-- BEGIN --

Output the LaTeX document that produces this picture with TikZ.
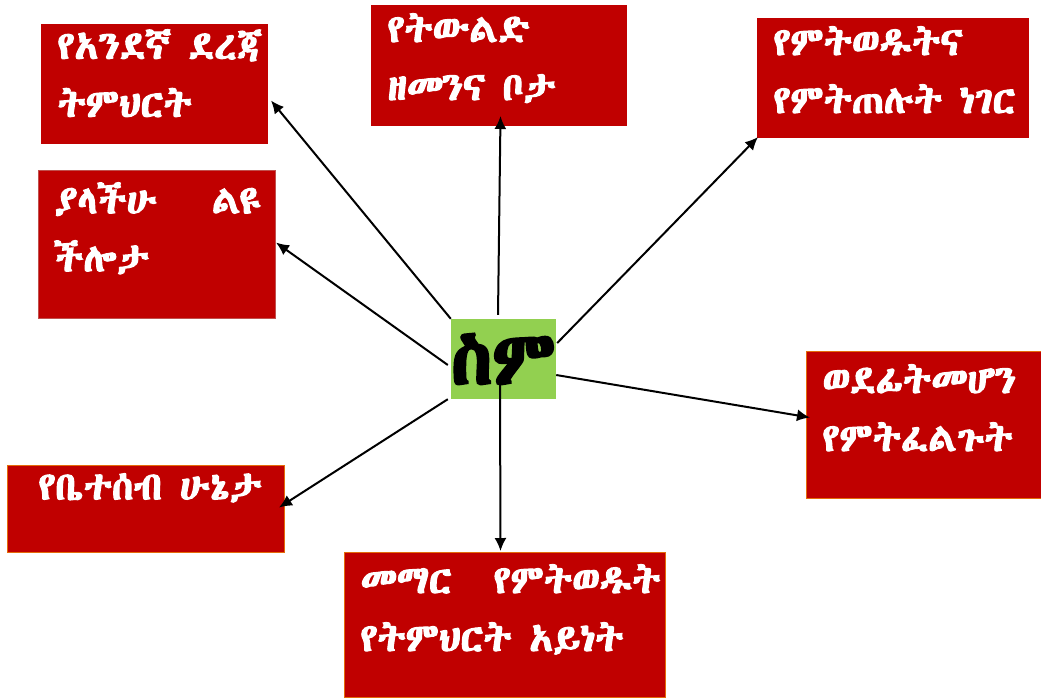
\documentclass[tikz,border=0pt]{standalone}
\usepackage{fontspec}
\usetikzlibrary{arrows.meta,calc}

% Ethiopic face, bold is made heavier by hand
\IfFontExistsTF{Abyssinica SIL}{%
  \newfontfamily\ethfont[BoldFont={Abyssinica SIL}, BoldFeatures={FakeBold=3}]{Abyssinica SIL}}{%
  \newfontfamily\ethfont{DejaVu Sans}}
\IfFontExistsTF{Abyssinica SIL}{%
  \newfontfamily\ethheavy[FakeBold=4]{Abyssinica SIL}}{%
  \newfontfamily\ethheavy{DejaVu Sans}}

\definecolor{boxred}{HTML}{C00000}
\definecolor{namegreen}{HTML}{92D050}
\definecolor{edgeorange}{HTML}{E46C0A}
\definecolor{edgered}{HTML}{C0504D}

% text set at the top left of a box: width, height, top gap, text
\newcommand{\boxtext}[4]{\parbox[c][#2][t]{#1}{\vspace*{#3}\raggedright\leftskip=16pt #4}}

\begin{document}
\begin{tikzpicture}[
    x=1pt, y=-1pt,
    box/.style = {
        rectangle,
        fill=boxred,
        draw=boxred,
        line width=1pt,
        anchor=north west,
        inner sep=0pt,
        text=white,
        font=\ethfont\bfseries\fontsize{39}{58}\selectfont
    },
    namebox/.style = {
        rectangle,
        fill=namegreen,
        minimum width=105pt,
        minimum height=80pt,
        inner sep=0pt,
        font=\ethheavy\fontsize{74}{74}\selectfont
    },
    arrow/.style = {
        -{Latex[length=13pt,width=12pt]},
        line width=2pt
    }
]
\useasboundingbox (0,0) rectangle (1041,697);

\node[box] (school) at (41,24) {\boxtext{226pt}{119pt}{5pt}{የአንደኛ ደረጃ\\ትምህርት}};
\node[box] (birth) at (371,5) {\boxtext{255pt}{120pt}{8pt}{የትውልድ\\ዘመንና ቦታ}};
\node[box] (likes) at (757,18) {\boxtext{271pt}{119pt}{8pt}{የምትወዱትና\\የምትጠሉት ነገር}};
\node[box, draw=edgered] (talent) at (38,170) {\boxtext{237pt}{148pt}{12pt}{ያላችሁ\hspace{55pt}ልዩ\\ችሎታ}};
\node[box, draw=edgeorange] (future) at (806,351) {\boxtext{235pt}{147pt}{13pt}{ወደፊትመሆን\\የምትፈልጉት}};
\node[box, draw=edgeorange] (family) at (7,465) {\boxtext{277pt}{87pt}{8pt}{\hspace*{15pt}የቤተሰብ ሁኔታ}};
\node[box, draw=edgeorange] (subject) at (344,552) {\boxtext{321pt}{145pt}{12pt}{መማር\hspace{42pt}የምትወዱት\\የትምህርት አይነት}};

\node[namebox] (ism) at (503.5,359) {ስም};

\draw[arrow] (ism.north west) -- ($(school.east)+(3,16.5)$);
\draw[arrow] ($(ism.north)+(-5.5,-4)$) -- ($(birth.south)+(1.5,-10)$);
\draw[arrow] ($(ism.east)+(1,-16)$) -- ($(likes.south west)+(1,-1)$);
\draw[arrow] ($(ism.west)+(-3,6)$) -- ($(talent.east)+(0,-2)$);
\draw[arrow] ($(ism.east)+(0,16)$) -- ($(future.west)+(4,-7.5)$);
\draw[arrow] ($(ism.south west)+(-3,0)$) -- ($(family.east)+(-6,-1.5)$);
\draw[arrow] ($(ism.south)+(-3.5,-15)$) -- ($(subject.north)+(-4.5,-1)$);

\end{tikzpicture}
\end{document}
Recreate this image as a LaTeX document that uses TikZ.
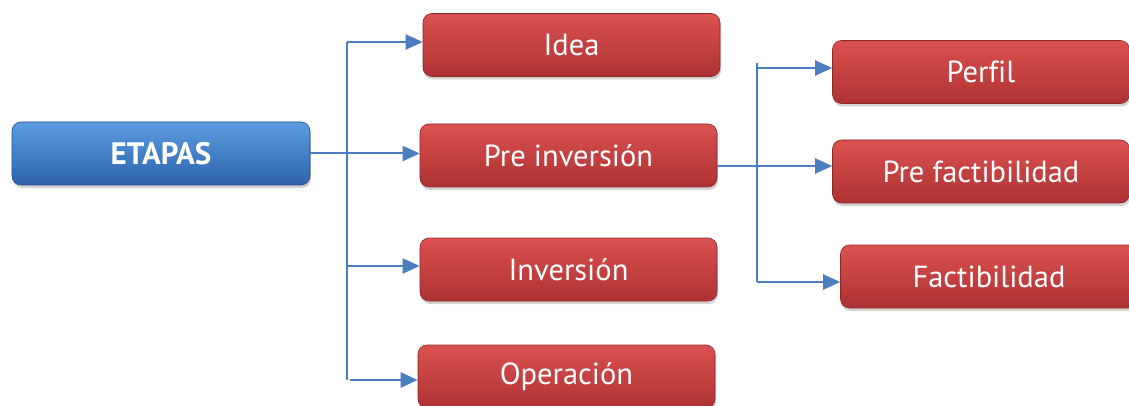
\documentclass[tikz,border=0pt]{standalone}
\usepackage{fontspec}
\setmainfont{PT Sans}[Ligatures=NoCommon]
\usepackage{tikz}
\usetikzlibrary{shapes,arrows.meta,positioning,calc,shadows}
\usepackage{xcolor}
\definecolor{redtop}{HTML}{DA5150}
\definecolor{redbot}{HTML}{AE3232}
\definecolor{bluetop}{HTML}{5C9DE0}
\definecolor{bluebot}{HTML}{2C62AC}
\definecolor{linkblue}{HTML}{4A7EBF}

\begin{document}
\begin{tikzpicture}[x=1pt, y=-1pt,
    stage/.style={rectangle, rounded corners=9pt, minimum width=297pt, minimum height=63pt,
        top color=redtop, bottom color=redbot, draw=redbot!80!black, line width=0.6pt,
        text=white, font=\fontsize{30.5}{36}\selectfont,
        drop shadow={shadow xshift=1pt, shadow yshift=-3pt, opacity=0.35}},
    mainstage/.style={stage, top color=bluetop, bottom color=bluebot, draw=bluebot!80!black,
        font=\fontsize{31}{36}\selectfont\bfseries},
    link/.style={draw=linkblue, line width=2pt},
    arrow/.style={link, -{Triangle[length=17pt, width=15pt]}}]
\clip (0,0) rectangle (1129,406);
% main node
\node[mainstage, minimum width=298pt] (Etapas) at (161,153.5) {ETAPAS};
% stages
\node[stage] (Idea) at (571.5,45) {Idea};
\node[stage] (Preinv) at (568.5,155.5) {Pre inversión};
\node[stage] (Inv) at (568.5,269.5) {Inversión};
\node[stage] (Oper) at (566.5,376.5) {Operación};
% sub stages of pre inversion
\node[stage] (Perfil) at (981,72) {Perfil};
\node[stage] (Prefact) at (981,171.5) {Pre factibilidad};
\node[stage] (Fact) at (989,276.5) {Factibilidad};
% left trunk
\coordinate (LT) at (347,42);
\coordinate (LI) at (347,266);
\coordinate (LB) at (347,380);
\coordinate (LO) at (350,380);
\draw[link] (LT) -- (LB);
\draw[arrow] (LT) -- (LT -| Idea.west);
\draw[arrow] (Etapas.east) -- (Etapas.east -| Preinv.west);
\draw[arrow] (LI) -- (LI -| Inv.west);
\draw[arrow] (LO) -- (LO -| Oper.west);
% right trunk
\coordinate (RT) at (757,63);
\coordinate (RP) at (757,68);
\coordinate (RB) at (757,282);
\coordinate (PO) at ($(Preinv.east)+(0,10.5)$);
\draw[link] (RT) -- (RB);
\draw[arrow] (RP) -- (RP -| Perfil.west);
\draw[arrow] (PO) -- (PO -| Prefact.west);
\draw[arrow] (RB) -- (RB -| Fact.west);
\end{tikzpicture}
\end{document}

-- END --

* _Exercise prompt_
Every entry must be written out exactly, with all pictures left out.

* _Solution to this exercise_
Output the LaTeX document that produces this picture with TikZ.
\documentclass[tikz,border=0pt]{standalone}
\usepackage{fontspec}
\usetikzlibrary{arrows.meta,calc}

% Ethiopic face, bold is made heavier by hand
\IfFontExistsTF{Abyssinica SIL}{%
  \newfontfamily\ethfont[BoldFont={Abyssinica SIL}, BoldFeatures={FakeBold=3}]{Abyssinica SIL}}{%
  \newfontfamily\ethfont{DejaVu Sans}}
\IfFontExistsTF{Abyssinica SIL}{%
  \newfontfamily\ethheavy[FakeBold=4]{Abyssinica SIL}}{%
  \newfontfamily\ethheavy{DejaVu Sans}}

\definecolor{boxred}{HTML}{C00000}
\definecolor{namegreen}{HTML}{92D050}
\definecolor{edgeorange}{HTML}{E46C0A}
\definecolor{edgered}{HTML}{C0504D}

% text set at the top left of a box: width, height, top gap, text
\newcommand{\boxtext}[4]{\parbox[c][#2][t]{#1}{\vspace*{#3}\raggedright\leftskip=16pt #4}}

\begin{document}
\begin{tikzpicture}[
    x=1pt, y=-1pt,
    box/.style = {
        rectangle,
        fill=boxred,
        draw=boxred,
        line width=1pt,
        anchor=north west,
        inner sep=0pt,
        text=white,
        font=\ethfont\bfseries\fontsize{39}{58}\selectfont
    },
    namebox/.style = {
        rectangle,
        fill=namegreen,
        minimum width=105pt,
        minimum height=80pt,
        inner sep=0pt,
        font=\ethheavy\fontsize{74}{74}\selectfont
    },
    arrow/.style = {
        -{Latex[length=13pt,width=12pt]},
        line width=2pt
    }
]
\useasboundingbox (0,0) rectangle (1041,697);

\node[box] (school) at (41,24) {\boxtext{226pt}{119pt}{5pt}{የአንደኛ ደረጃ\\ትምህርት}};
\node[box] (birth) at (371,5) {\boxtext{255pt}{120pt}{8pt}{የትውልድ\\ዘመንና ቦታ}};
\node[box] (likes) at (757,18) {\boxtext{271pt}{119pt}{8pt}{የምትወዱትና\\የምትጠሉት ነገር}};
\node[box, draw=edgered] (talent) at (38,170) {\boxtext{237pt}{148pt}{12pt}{ያላችሁ\hspace{55pt}ልዩ\\ችሎታ}};
\node[box, draw=edgeorange] (future) at (806,351) {\boxtext{235pt}{147pt}{13pt}{ወደፊትመሆን\\የምትፈልጉት}};
\node[box, draw=edgeorange] (family) at (7,465) {\boxtext{277pt}{87pt}{8pt}{\hspace*{15pt}የቤተሰብ ሁኔታ}};
\node[box, draw=edgeorange] (subject) at (344,552) {\boxtext{321pt}{145pt}{12pt}{መማር\hspace{42pt}የምትወዱት\\የትምህርት አይነት}};

\node[namebox] (ism) at (503.5,359) {ስም};

\draw[arrow] (ism.north west) -- ($(school.east)+(3,16.5)$);
\draw[arrow] ($(ism.north)+(-5.5,-4)$) -- ($(birth.south)+(1.5,-10)$);
\draw[arrow] ($(ism.east)+(1,-16)$) -- ($(likes.south west)+(1,-1)$);
\draw[arrow] ($(ism.west)+(-3,6)$) -- ($(talent.east)+(0,-2)$);
\draw[arrow] ($(ism.east)+(0,16)$) -- ($(future.west)+(4,-7.5)$);
\draw[arrow] ($(ism.south west)+(-3,0)$) -- ($(family.east)+(-6,-1.5)$);
\draw[arrow] ($(ism.south)+(-3.5,-15)$) -- ($(subject.north)+(-4.5,-1)$);

\end{tikzpicture}
\end{document}
Recreate this image as a LaTeX document that uses TikZ.
\documentclass[tikz,border=0pt]{standalone}
\usepackage{fontspec}
\setmainfont{PT Sans}[Ligatures=NoCommon]
\usepackage{tikz}
\usetikzlibrary{shapes,arrows.meta,positioning,calc,shadows}
\usepackage{xcolor}
\definecolor{redtop}{HTML}{DA5150}
\definecolor{redbot}{HTML}{AE3232}
\definecolor{bluetop}{HTML}{5C9DE0}
\definecolor{bluebot}{HTML}{2C62AC}
\definecolor{linkblue}{HTML}{4A7EBF}

\begin{document}
\begin{tikzpicture}[x=1pt, y=-1pt,
    stage/.style={rectangle, rounded corners=9pt, minimum width=297pt, minimum height=63pt,
        top color=redtop, bottom color=redbot, draw=redbot!80!black, line width=0.6pt,
        text=white, font=\fontsize{30.5}{36}\selectfont,
        drop shadow={shadow xshift=1pt, shadow yshift=-3pt, opacity=0.35}},
    mainstage/.style={stage, top color=bluetop, bottom color=bluebot, draw=bluebot!80!black,
        font=\fontsize{31}{36}\selectfont\bfseries},
    link/.style={draw=linkblue, line width=2pt},
    arrow/.style={link, -{Triangle[length=17pt, width=15pt]}}]
\clip (0,0) rectangle (1129,406);
% main node
\node[mainstage, minimum width=298pt] (Etapas) at (161,153.5) {ETAPAS};
% stages
\node[stage] (Idea) at (571.5,45) {Idea};
\node[stage] (Preinv) at (568.5,155.5) {Pre inversión};
\node[stage] (Inv) at (568.5,269.5) {Inversión};
\node[stage] (Oper) at (566.5,376.5) {Operación};
% sub stages of pre inversion
\node[stage] (Perfil) at (981,72) {Perfil};
\node[stage] (Prefact) at (981,171.5) {Pre factibilidad};
\node[stage] (Fact) at (989,276.5) {Factibilidad};
% left trunk
\coordinate (LT) at (347,42);
\coordinate (LI) at (347,266);
\coordinate (LB) at (347,380);
\coordinate (LO) at (350,380);
\draw[link] (LT) -- (LB);
\draw[arrow] (LT) -- (LT -| Idea.west);
\draw[arrow] (Etapas.east) -- (Etapas.east -| Preinv.west);
\draw[arrow] (LI) -- (LI -| Inv.west);
\draw[arrow] (LO) -- (LO -| Oper.west);
% right trunk
\coordinate (RT) at (757,63);
\coordinate (RP) at (757,68);
\coordinate (RB) at (757,282);
\coordinate (PO) at ($(Preinv.east)+(0,10.5)$);
\draw[link] (RT) -- (RB);
\draw[arrow] (RP) -- (RP -| Perfil.west);
\draw[arrow] (PO) -- (PO -| Prefact.west);
\draw[arrow] (RB) -- (RB -| Fact.west);
\end{tikzpicture}
\end{document}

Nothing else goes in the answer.